My box here slows down dramatically after a while, and starts
behaving as if it has very little memory, e.g. programs page
each other out. It turns out that out of 40MB total, about
35MB is used for dcache and icache, and system basically
runs in 5MB of RAM.

When I tried to discuss it with riel, viro, and others,
I got an immediate and very strong knee jerk reaction "we fixed
it in 2.4.4-pre4!" "we gotta call prune_dcache more!".
That just does not sound persuasive to me.

After a little thinking it seems apparent to me that it
may be a good thing to have VM taking pages from dentry and
inode pools directly. This sounds almost what slab does,
so let me speculate about it (it is a bad idea, but it is
interesting _why_).

Suppose that we do this: when inode gets clean (e.g. unlocked,
written to disk if was changed), drop it into kmem_cache_free(),
but retain on hash (forget about poisoning for a momemt).
Then, if memory is needed, VM may ask slab, slab calls our
destructors, and destructors take inode off hash. The idea
solves the problem, but has two marks agains it. First, when
we look up an inode, we either hit dirty or "clean", which
is free. Then we have to do kmem_cache_alloc() and that will
return wrong inode, which we have to drop from hash, then do
memcpy from old "really free one", etc. It still saves disk
I/O, but messy. Another thing is a fragmentation: suppose we
have bunch of slabs, every one has a single dirty inode in it
(tar xf -). Memory pressure will be powerless to do anything
about them.

So, I have a better crackpot idea: create a fake filesystem,
say "inodefs". When inodes are needed, we pretend to read
pages from that filesystem, but in fact we just zero most
of them and put inodes there, also every one needs a "used"
counter, like slab has. When an inode is dirty, we mark
those pages locked or dirty, if only clean - mark pages
as dirty. VM will automatically try to get pages, and
write out those that are "dirty". At that moment,
we have an option to look, if any used (clean or dirty) inodes
are inside the page. If they are, we either move them in
some other (fragmented) pages, or just remove them from
hashes and pretend that the page is written.

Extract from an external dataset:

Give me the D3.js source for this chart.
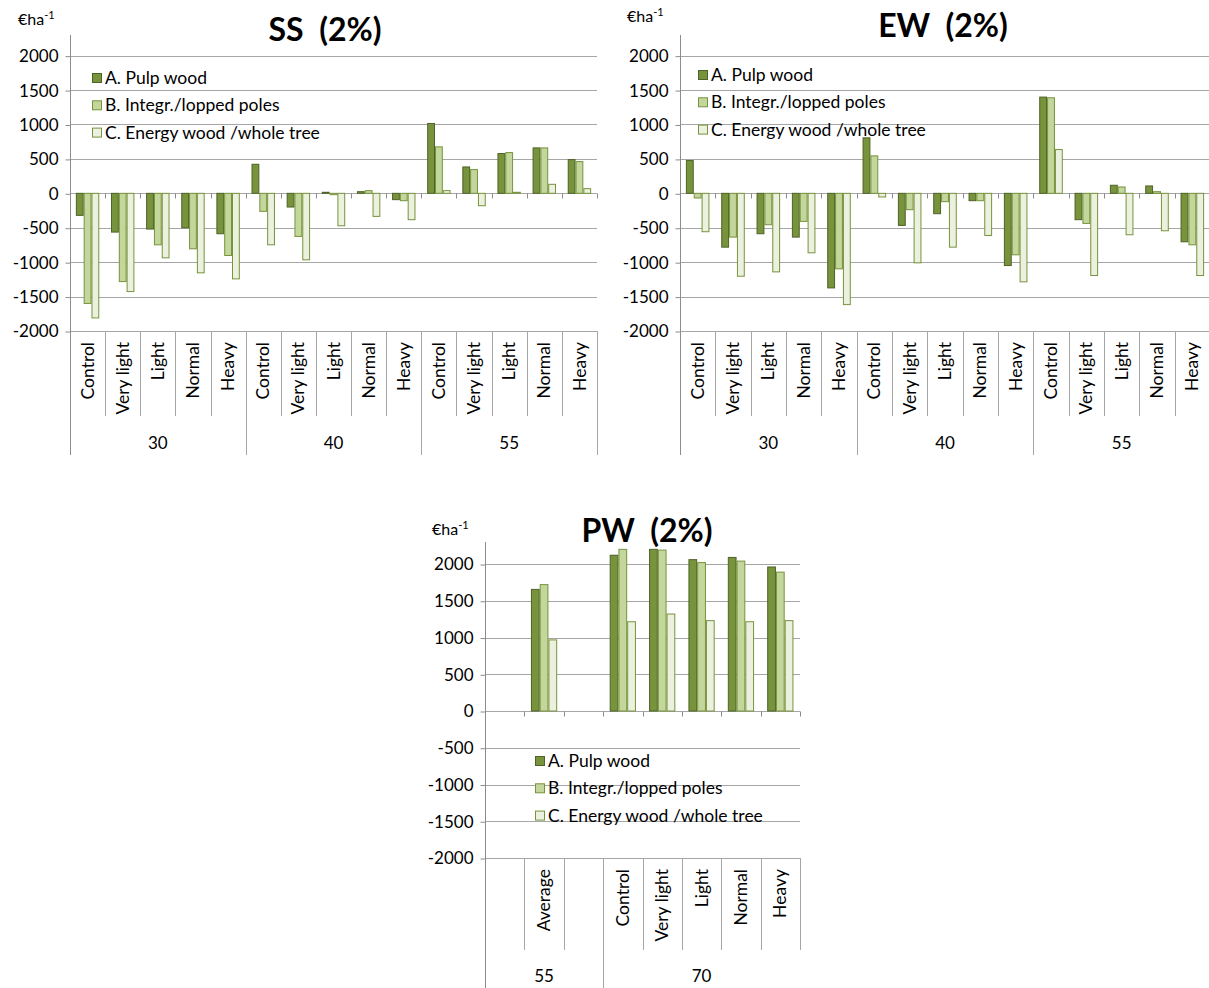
<!DOCTYPE html>
<html><head><meta charset="utf-8">
<script src="https://cdn.jsdelivr.net/npm/d3@7"></script>
<style>
body{margin:0;background:#fff}
svg{display:block}
text{font-family:Lato,"Open Sans",sans-serif;fill:#000}
</style>
</head><body>
<svg id="c" width="1209" height="988"></svg>
<script>
// ---- data ----
const seriesNames = ["A. Pulp wood", "B. Integr./lopped poles", "C. Energy wood /whole tree"];
const thinnings = ["Control", "Very light", "Light", "Normal", "Heavy"];
const yTicks = [-2000, -1500, -1000, -500, 0, 500, 1000, 1500, 2000];

const ssGroups = ["30", "40", "55"];
const ssPulp   = [-320, -563, -519, -500, -587,  422, -199,   15,   24,  -92, 1015,  383,  578,  660,  490];
const ssPoles  = [-1600,-1282, -748, -806, -903, -262, -626,  -20,   39, -107,  675,  345,  592,  660,  461];
const ssEnergy = [-1810,-1427, -937,-1155,-1243, -748, -966, -471, -335, -383,   39, -180,   15,  131,   68];

const ewGroups = ["30", "40", "55"];
const ewPulp   = [ 476, -782, -587, -636,-1374,  806, -466, -296, -107,-1049, 1398, -383,  117,  107, -704];
const ewPoles  = [ -68, -636, -456, -408,-1097,  544, -238, -121, -107, -893, 1388, -437,   92,   24, -748];
const ewEnergy = [-558,-1204,-1141, -864,-1617,  -53,-1010, -782, -612,-1286,  636,-1194, -602, -544,-1194];

const pwGroups = ["55", "70"];
const pwCategories55 = ["", "Average", ""];
const pwPulp   = [null, 1655, null, 2120, 2200, 2060, 2090, 1960];
const pwPoles  = [null, 1720, null, 2200, 2190, 2020, 2040, 1890];
const pwEnergy = [null,  968, null, 1215, 1320, 1230, 1215, 1230];

// ---- styles ----
const fills   = ["#77933c", "#c3d69b", "#ebf1de"];
const strokes = ["#4f6228", "#77933c", "#77933c"];
const gridCol = "#a6a6a6";
const axisCol = "#8c8c8c";

const svg = d3.select("#c");

function drawChart(o) {
  const g = svg.append("g");
  const cats = [];
  o.groups.forEach((gr, gi) => gr.cats.forEach((c, ci) => cats.push({key: gi + "_" + ci, label: c, group: gi})));
  const x0 = d3.scaleBand().domain(cats.map(d => d.key)).range([o.left, o.right]).padding(0);
  const bw = x0.bandwidth();
  const x1 = d3.scaleBand().domain([0, 1, 2]).range([bw * 0.75 / 4.5, bw * 3.75 / 4.5]).padding(0);
  const y = d3.scaleLinear().domain([-2000, 2300]).range([o.bottom, o.top]);

  // gridlines
  g.selectAll(".grid").data(yTicks).join("line")
    .attr("x1", o.left).attr("x2", o.right)
    .attr("y1", d => Math.round(y(d)) + 0.5).attr("y2", d => Math.round(y(d)) + 0.5)
    .attr("stroke", gridCol).attr("stroke-width", 1);

  // y axis
  const ya = d3.axisLeft(y).tickValues(yTicks).tickSize(5).tickPadding(7).tickFormat(d => String(d));
  const yg = g.append("g").attr("transform", `translate(${o.left + 0.5},0.5)`).call(ya);
  yg.select(".domain").remove();
  yg.selectAll(".tick line").attr("stroke", axisCol);
  yg.selectAll(".tick text").style("font-size", "17px").attr("fill", "#000")
    .style("font-family", "Lato, 'Open Sans', sans-serif");
  g.append("line").attr("x1", o.left + 0.5).attr("x2", o.left + 0.5)
    .attr("y1", o.top).attr("y2", o.groupBottom).attr("stroke", axisCol);

  // ticks at zero line
  const bounds = cats.map(d => x0(d.key)).concat([o.right]).slice(1);
  g.selectAll(".zt").data(bounds).join("line")
    .attr("x1", d => Math.round(d) + 0.5).attr("x2", d => Math.round(d) + 0.5)
    .attr("y1", Math.round(y(0)) + 0.5).attr("y2", Math.round(y(0)) + 5.5)
    .attr("stroke", axisCol);

  // bars
  const data = cats.map((c, i) => ({key: c.key, vals: o.series.map(s => s[i])}));
  const cg = g.selectAll(".cat").data(data).join("g")
    .attr("transform", d => `translate(${x0(d.key)},0)`);
  cg.selectAll("rect").data(d => d.vals.map((v, si) => ({v, si})).filter(e => e.v !== null))
    .join("rect")
    .attr("x", d => x1(d.si) + 0.5)
    .attr("width", x1.bandwidth() - 1)
    .attr("y", d => Math.min(y(d.v), y(0)))
    .attr("height", d => Math.max(1, Math.abs(y(d.v) - y(0))))
    .attr("fill", d => fills[d.si]).attr("stroke", d => strokes[d.si]).attr("stroke-width", 1);

  // category separators (level 1)
  g.selectAll(".sep").data(bounds).join("line")
    .attr("x1", d => Math.round(d) + 0.5).attr("x2", d => Math.round(d) + 0.5)
    .attr("y1", o.bottom).attr("y2", o.catBottom).attr("stroke", gridCol);
  // group separators
  let idx = 0;
  const gBounds = [];
  o.groups.forEach(gr => { idx += gr.cats.length; gBounds.push({pos: x0.range()[0] + idx * bw, start: x0.range()[0] + (idx - gr.cats.length) * bw, name: gr.name}); });
  g.selectAll(".gsep").data(gBounds.filter((d, i) => o.fullRight || i < gBounds.length - 1)).join("line")
    .attr("x1", d => Math.round(d.pos) + 0.5).attr("x2", d => Math.round(d.pos) + 0.5)
    .attr("y1", o.bottom).attr("y2", o.groupBottom).attr("stroke", gridCol);

  // category labels
  g.selectAll(".cl").data(cats).join("text")
    .attr("transform", d => `translate(${x0(d.key) + bw / 2},${o.bottom + 11}) rotate(-90)`)
    .attr("text-anchor", "end").attr("dy", "0.35em")
    .style("font-size", "17.5px").text(d => d.label);
  // group labels
  g.selectAll(".gl").data(gBounds).join("text")
    .attr("x", d => (d.start + d.pos) / 2).attr("y", o.groupLabelY)
    .attr("text-anchor", "middle").attr("dy", "0.35em")
    .style("font-size", "17px").text(d => d.name);

  // title
  g.append("text").attr("x", o.titleX).attr("y", o.titleY).attr("text-anchor", "middle")
    .style("font-size", "32px").style("font-weight", "bold").attr("xml:space", "preserve")
    .text(o.title);
  // unit
  const u = g.append("text").attr("x", o.unitX).attr("y", o.unitY).style("font-size", "16px");
  u.append("tspan").text("€ha");
  u.append("tspan").attr("dy", -6).style("font-size", "11px").text("-1");

  // legend
  const lg = g.selectAll(".lg").data(seriesNames).join("g")
    .attr("transform", (d, i) => `translate(${o.legX},${o.legY + i * 27.3})`);
  lg.append("rect").attr("x", 0.5).attr("y", -4.5).attr("width", 9).attr("height", 9)
    .attr("fill", (d, i) => fills[i]).attr("stroke", (d, i) => strokes[i]);
  lg.append("text").attr("x", 13).attr("dy", "0.35em").style("font-size", "17.5px").text(d => d);
}

drawChart({
  left: 70, right: 597, top: 35, bottom: 331, catBottom: 416, groupBottom: 455, groupLabelY: 443,
  groups: ssGroups.map(n => ({name: n, cats: thinnings})),
  series: [ssPulp, ssPoles, ssEnergy], fullRight: true,
  title: "SS  (2%)", titleX: 325, titleY: 41, unitX: 18, unitY: 25,
  legX: 92, legY: 78
});
drawChart({
  left: 680, right: 1210, top: 35, bottom: 331, catBottom: 416, groupBottom: 455, groupLabelY: 443,
  groups: ewGroups.map(n => ({name: n, cats: thinnings})),
  series: [ewPulp, ewPoles, ewEnergy], fullRight: true,
  title: "EW  (2%)", titleX: 943, titleY: 37, unitX: 627, unitY: 22,
  legX: 698, legY: 75
});
drawChart({
  left: 485, right: 800, top: 542, bottom: 858, catBottom: 950, groupBottom: 988, groupLabelY: 976,
  groups: [{name: pwGroups[0], cats: pwCategories55}, {name: pwGroups[1], cats: thinnings}],
  series: [pwPulp, pwPoles, pwEnergy], fullRight: false,
  title: "PW  (2%)", titleX: 647, titleY: 542, unitX: 432, unitY: 535,
  legX: 535, legY: 761
});
</script>
</body></html>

The bad part is that inode cache code and inodefs will have
part of slab machinery replicated in them. Dunno if that is
bad enough to bury the thing.

If you have read to this point, let me know what you think.

-- Pete


2001-04-27 19:14:19

by Christoph Hellwig

[permalink] [raw]
Subject: Re: Atrocious icache/dcache in 2.4.2

Hi Pete,

In article <[email protected]> you wrote:
> After a little thinking it seems apparent to me that it
> may be a good thing to have VM taking pages from dentry and
> inode pools directly. This sounds almost what slab does,
> so let me speculate about it (it is a bad idea, but it is
> interesting _why_).
>
> Suppose that we do this: when inode gets clean (e.g. unlocked,
> written to disk if was changed), drop it into kmem_cache_free(),
> but retain on hash (forget about poisoning for a momemt).
> Then, if memory is needed, VM may ask slab, slab calls our
> destructors, and destructors take inode off hash. The idea
> solves the problem, but has two marks agains it. First, when
> we look up an inode, we either hit dirty or "clean", which
> is free. Then we have to do kmem_cache_alloc() and that will
> return wrong inode, which we have to drop from hash, then do
> memcpy from old "really free one", etc. It still saves disk
> I/O, but messy. Another thing is a fragmentation: suppose we
> have bunch of slabs, every one has a single dirty inode in it
> (tar xf -). Memory pressure will be powerless to do anything
> about them.

It looks like you want the SLAB cache ->reclaim method we seem
to have forgotten when cloning the Solaris SLAB interface nearly
1:1...

Christoph

--
Of course it doesn't work. We've performed a software upgrade.

2001-04-27 19:40:22

by Alexander Viro

[permalink] [raw]
Subject: Re: Atrocious icache/dcache in 2.4.2



On Fri, 27 Apr 2001, Pete Zaitcev wrote:

> Hello:
>
> My box here slows down dramatically after a while, and starts
> behaving as if it has very little memory, e.g. programs page
> each other out. It turns out that out of 40MB total, about
> 35MB is used for dcache and icache, and system basically
> runs in 5MB of RAM.
>
> When I tried to discuss it with riel, viro, and others,
> I got an immediate and very strong knee jerk reaction "we fixed
> it in 2.4.4-pre4!" "we gotta call prune_dcache more!".
> That just does not sound persuasive to me.

[snip]
> written to disk if was changed), drop it into kmem_cache_free(),
> but retain on hash (forget about poisoning for a momemt).

What for?

I'm with you until now. But why bother keeping them resurrectable?
They are not refered by dentries. They have no IO happening on
them. Why retain them in cache for long?

Notice that icache is behind the dcache, so you are looking at the
second-order effects here. With the data you've shown on #kernel
it looks like half of your icache is just sitting there for no
ggod reason and slows down hash lookups.

It makes sense to retain them for a while, but inode sitting there
unreferenced by anything for minutes is a dead weight and nothing
else.

Notice that actually percent of the needlessly held inodes is higher -
2.4.2 _really_ keeps stale stuff in dcache and that means stale
stuff in icache. I.e. the only reference is from dentry that hadn't
been touched by anything for a _long_ time.

IOW, we just need to make sure that unreferenced inodes get freed
once they are not dirty / not locked. Fast. No need to keep them
on hash - just free them for real. Moreover, that will get
fragmentation down.